PROBLEM TO SOLVE
Extract every record, exactly as written, and ignore the pictures.

>> START DATA FOR PROCESSING

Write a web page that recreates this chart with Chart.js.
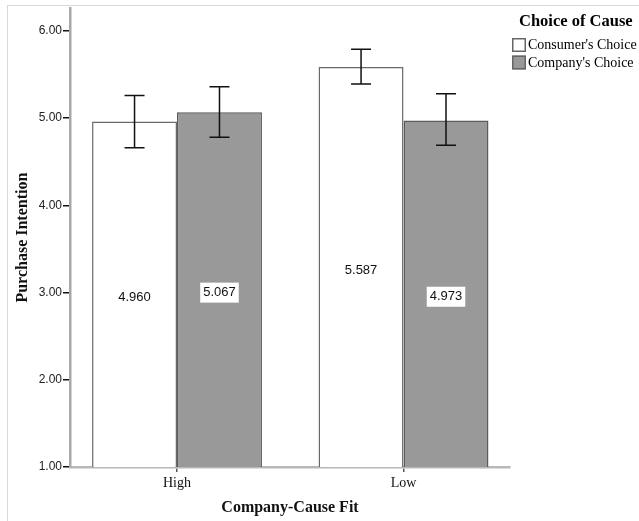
<!DOCTYPE html>
<html>
<head>
<meta charset="utf-8">
<script src="https://cdn.jsdelivr.net/npm/chart.js@4"></script>
<style>
  html, body { margin:0; padding:0; background:#fff; }
  #wrap { position:relative; width:639px; height:521px; }
  #frame { position:absolute; left:7px; top:5px; right:0; bottom:0; border-left:1px solid #d8d8d8; border-top:1px solid #d8d8d8; }
  canvas { position:absolute; left:0; top:0; }
</style>
</head>
<body>
<div id="wrap"><div id="frame"></div><canvas id="c" width="639" height="521"></canvas></div>
<script>
// groups on the x axis
const categories = ['High', 'Low'];
const seriesNames = ["Consumer's Choice", "Company's Choice"];
// mean purchase intention
const consumerMeans = [4.960, 5.587];
const companyMeans  = [5.067, 4.973];
// 95% CI bounds
const consumerLower = [4.66, 5.39];
const consumerUpper = [5.26, 5.79];
const companyLower  = [4.78, 4.69];
const companyUpper  = [5.36, 5.28];
const yTicks = [1, 2, 3, 4, 5, 6];

const errBounds = [[consumerLower, consumerUpper], [companyLower, companyUpper]];

const errorBars = {
  id: 'errorBars',
  afterDatasetsDraw(chart){
    const ctx = chart.ctx, ys = chart.scales.y;
    chart.data.datasets.forEach((ds, di) => {
      const meta = chart.getDatasetMeta(di);
      meta.data.forEach((bar, i) => {
        const lo = ys.getPixelForValue(errBounds[di][0][i]);
        const hi = ys.getPixelForValue(errBounds[di][1][i]);
        ctx.save();
        ctx.strokeStyle = '#111'; ctx.lineWidth = 1.5;
        ctx.beginPath();
        ctx.moveTo(bar.x, lo); ctx.lineTo(bar.x, hi);
        ctx.moveTo(bar.x - 10, lo); ctx.lineTo(bar.x + 10, lo);
        ctx.moveTo(bar.x - 10, hi); ctx.lineTo(bar.x + 10, hi);
        ctx.stroke();
        ctx.restore();
      });
    });
  }
};

const valueLabels = {
  id: 'valueLabels',
  afterDatasetsDraw(chart){
    const ctx = chart.ctx;
    const bottom = chart.chartArea.bottom;
    ctx.save();
    ctx.font = '13px "Liberation Sans", Arial, sans-serif';
    ctx.textAlign = 'center'; ctx.textBaseline = 'middle';
    chart.data.datasets.forEach((ds, di) => {
      chart.getDatasetMeta(di).data.forEach((bar, i) => {
        const txt = ds.data[i].y.toFixed(3);
        const y = (bar.y + Math.min(bar.base, bottom)) / 2 + 3;
        if (di === 1) {
          const w = ctx.measureText(txt).width + 6;
          ctx.fillStyle = '#fff';
          ctx.fillRect(bar.x - w/2, y - 10, w, 20);
        }
        ctx.fillStyle = '#111';
        ctx.fillText(txt, bar.x, y);
      });
    });
    ctx.restore();
  }
};

const sideLegend = {
  id: 'sideLegend',
  afterDraw(chart){
    const ctx = chart.ctx;
    const x0 = chart.chartArea.right + 2;
    ctx.save();
    ctx.fillStyle = '#000';
    ctx.font = 'bold 16.5px "Liberation Serif", "Times New Roman", serif';
    ctx.textAlign = 'left'; ctx.textBaseline = 'middle';
    ctx.fillText('Choice of Cause', x0 + 7, 22);
    ctx.font = '14px "Liberation Serif", "Times New Roman", serif';
    chart.data.datasets.forEach((ds, di) => {
      const top = 38 + di * 17.5;
      ctx.fillStyle = ds.backgroundColor;
      ctx.fillRect(x0, top, 14, 14);
      ctx.strokeStyle = '#666'; ctx.lineWidth = 1.5;
      ctx.strokeRect(x0 + 0.75, top + 0.75, 12.5, 12.5);
      ctx.fillStyle = '#000';
      ctx.fillText(ds.label, x0 + 16, top + 7.5);
    });
    ctx.restore();
  }
};

const serifBold = { family: '"Liberation Serif", "Times New Roman", serif', size: 16, weight: 'bold' };

new Chart(document.getElementById('c'), {
  type: 'bar',
  data: {
    datasets: [
      { label: seriesNames[0], data: consumerMeans.map((v, i) => ({ x: i, y: v })),
        backgroundColor: '#ffffff', borderColor: '#6a6a6a', borderWidth: 1.5 },
      { label: seriesNames[1], data: companyMeans.map((v, i) => ({ x: i, y: v })),
        backgroundColor: '#999999', borderColor: '#5a5a5a', borderWidth: 1.5 }
    ]
  },
  options: {
    responsive: false,
    animation: false,
    layout: { padding: { top: 7, right: 129, left: 0, bottom: 0 } },
    datasets: { bar: { categoryPercentage: 0.75, barPercentage: 1 } },
    plugins: { legend: { display: false }, tooltip: { enabled: false } },
    scales: {
      x: {
        type: 'linear', min: -0.4724, max: 1.470, offset: false,
        afterBuildTicks: s => { s.ticks = categories.map((c, i) => ({ value: i })); },
        afterFit: s => { s.height = 54; },
        ticks: { callback: v => categories[v], color: '#111', padding: 3,
                 font: { family: '"Liberation Serif", "Times New Roman", serif', size: 14 } },
        grid: { offset: false, drawOnChartArea: false, tickLength: 5, color: '#555', lineWidth: 1.5 },
        border: { color: '#b8b8b8', width: 2.5 },
        title: { display: true, text: 'Company-Cause Fit', font: serifBold, color: '#111', padding: { top: 2 } }
      },
      y: {
        min: 1, max: 6.26,
        afterBuildTicks: s => { s.ticks = yTicks.map(v => ({ value: v })); },
        afterFit: s => { s.width = 70; },
        ticks: { callback: v => v.toFixed(2), color: '#222', padding: 1,
                 font: { family: '"Liberation Sans", Arial, sans-serif', size: 12 } },
        grid: { drawOnChartArea: false, tickLength: 7, color: '#111', lineWidth: 1.5 },
        border: { color: '#a8a8a8', width: 2.5 },
        title: { display: true, text: 'Purchase Intention', font: serifBold, color: '#111', padding: { top: 13, bottom: 4 } }
      }
    }
  },
  plugins: [errorBars, valueLabels, sideLegend]
});
</script>
</body>
</html>
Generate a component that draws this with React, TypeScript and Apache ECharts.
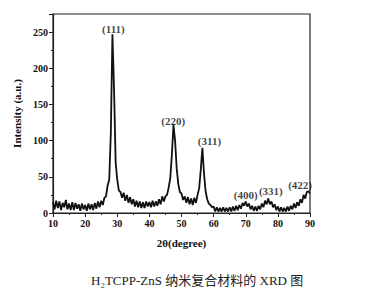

>> END DATA FOR PROCESSING

ANSWER TO THE TASK
Write a web page that recreates this chart with Chart.js.
<!DOCTYPE html>
<html>
<head>
<meta charset="utf-8">
<script src="https://cdn.jsdelivr.net/npm/chart.js@4"></script>
<style>
  html, body { margin:0; padding:0; background:#fff; }
  #wrap { position:relative; width:639px; height:521px; }
  #frame { position:absolute; left:7px; top:5px; right:0; bottom:0; border-left:1px solid #d8d8d8; border-top:1px solid #d8d8d8; }
  canvas { position:absolute; left:0; top:0; }
</style>
</head>
<body>
<div id="wrap"><div id="frame"></div><canvas id="c" width="639" height="521"></canvas></div>
<script>
// groups on the x axis
const categories = ['High', 'Low'];
const seriesNames = ["Consumer's Choice", "Company's Choice"];
// mean purchase intention
const consumerMeans = [4.960, 5.587];
const companyMeans  = [5.067, 4.973];
// 95% CI bounds
const consumerLower = [4.66, 5.39];
const consumerUpper = [5.26, 5.79];
const companyLower  = [4.78, 4.69];
const companyUpper  = [5.36, 5.28];
const yTicks = [1, 2, 3, 4, 5, 6];

const errBounds = [[consumerLower, consumerUpper], [companyLower, companyUpper]];

const errorBars = {
  id: 'errorBars',
  afterDatasetsDraw(chart){
    const ctx = chart.ctx, ys = chart.scales.y;
    chart.data.datasets.forEach((ds, di) => {
      const meta = chart.getDatasetMeta(di);
      meta.data.forEach((bar, i) => {
        const lo = ys.getPixelForValue(errBounds[di][0][i]);
        const hi = ys.getPixelForValue(errBounds[di][1][i]);
        ctx.save();
        ctx.strokeStyle = '#111'; ctx.lineWidth = 1.5;
        ctx.beginPath();
        ctx.moveTo(bar.x, lo); ctx.lineTo(bar.x, hi);
        ctx.moveTo(bar.x - 10, lo); ctx.lineTo(bar.x + 10, lo);
        ctx.moveTo(bar.x - 10, hi); ctx.lineTo(bar.x + 10, hi);
        ctx.stroke();
        ctx.restore();
      });
    });
  }
};

const valueLabels = {
  id: 'valueLabels',
  afterDatasetsDraw(chart){
    const ctx = chart.ctx;
    const bottom = chart.chartArea.bottom;
    ctx.save();
    ctx.font = '13px "Liberation Sans", Arial, sans-serif';
    ctx.textAlign = 'center'; ctx.textBaseline = 'middle';
    chart.data.datasets.forEach((ds, di) => {
      chart.getDatasetMeta(di).data.forEach((bar, i) => {
        const txt = ds.data[i].y.toFixed(3);
        const y = (bar.y + Math.min(bar.base, bottom)) / 2 + 3;
        if (di === 1) {
          const w = ctx.measureText(txt).width + 6;
          ctx.fillStyle = '#fff';
          ctx.fillRect(bar.x - w/2, y - 10, w, 20);
        }
        ctx.fillStyle = '#111';
        ctx.fillText(txt, bar.x, y);
      });
    });
    ctx.restore();
  }
};

const sideLegend = {
  id: 'sideLegend',
  afterDraw(chart){
    const ctx = chart.ctx;
    const x0 = chart.chartArea.right + 2;
    ctx.save();
    ctx.fillStyle = '#000';
    ctx.font = 'bold 16.5px "Liberation Serif", "Times New Roman", serif';
    ctx.textAlign = 'left'; ctx.textBaseline = 'middle';
    ctx.fillText('Choice of Cause', x0 + 7, 22);
    ctx.font = '14px "Liberation Serif", "Times New Roman", serif';
    chart.data.datasets.forEach((ds, di) => {
      const top = 38 + di * 17.5;
      ctx.fillStyle = ds.backgroundColor;
      ctx.fillRect(x0, top, 14, 14);
      ctx.strokeStyle = '#666'; ctx.lineWidth = 1.5;
      ctx.strokeRect(x0 + 0.75, top + 0.75, 12.5, 12.5);
      ctx.fillStyle = '#000';
      ctx.fillText(ds.label, x0 + 16, top + 7.5);
    });
    ctx.restore();
  }
};

const serifBold = { family: '"Liberation Serif", "Times New Roman", serif', size: 16, weight: 'bold' };

new Chart(document.getElementById('c'), {
  type: 'bar',
  data: {
    datasets: [
      { label: seriesNames[0], data: consumerMeans.map((v, i) => ({ x: i, y: v })),
        backgroundColor: '#ffffff', borderColor: '#6a6a6a', borderWidth: 1.5 },
      { label: seriesNames[1], data: companyMeans.map((v, i) => ({ x: i, y: v })),
        backgroundColor: '#999999', borderColor: '#5a5a5a', borderWidth: 1.5 }
    ]
  },
  options: {
    responsive: false,
    animation: false,
    layout: { padding: { top: 7, right: 129, left: 0, bottom: 0 } },
    datasets: { bar: { categoryPercentage: 0.75, barPercentage: 1 } },
    plugins: { legend: { display: false }, tooltip: { enabled: false } },
    scales: {
      x: {
        type: 'linear', min: -0.4724, max: 1.470, offset: false,
        afterBuildTicks: s => { s.ticks = categories.map((c, i) => ({ value: i })); },
        afterFit: s => { s.height = 54; },
        ticks: { callback: v => categories[v], color: '#111', padding: 3,
                 font: { family: '"Liberation Serif", "Times New Roman", serif', size: 14 } },
        grid: { offset: false, drawOnChartArea: false, tickLength: 5, color: '#555', lineWidth: 1.5 },
        border: { color: '#b8b8b8', width: 2.5 },
        title: { display: true, text: 'Company-Cause Fit', font: serifBold, color: '#111', padding: { top: 2 } }
      },
      y: {
        min: 1, max: 6.26,
        afterBuildTicks: s => { s.ticks = yTicks.map(v => ({ value: v })); },
        afterFit: s => { s.width = 70; },
        ticks: { callback: v => v.toFixed(2), color: '#222', padding: 1,
                 font: { family: '"Liberation Sans", Arial, sans-serif', size: 12 } },
        grid: { drawOnChartArea: false, tickLength: 7, color: '#111', lineWidth: 1.5 },
        border: { color: '#a8a8a8', width: 2.5 },
        title: { display: true, text: 'Purchase Intention', font: serifBold, color: '#111', padding: { top: 13, bottom: 4 } }
      }
    }
  },
  plugins: [errorBars, valueLabels, sideLegend]
});
</script>
</body>
</html>
Generate a component that draws this with React, TypeScript and Apache ECharts.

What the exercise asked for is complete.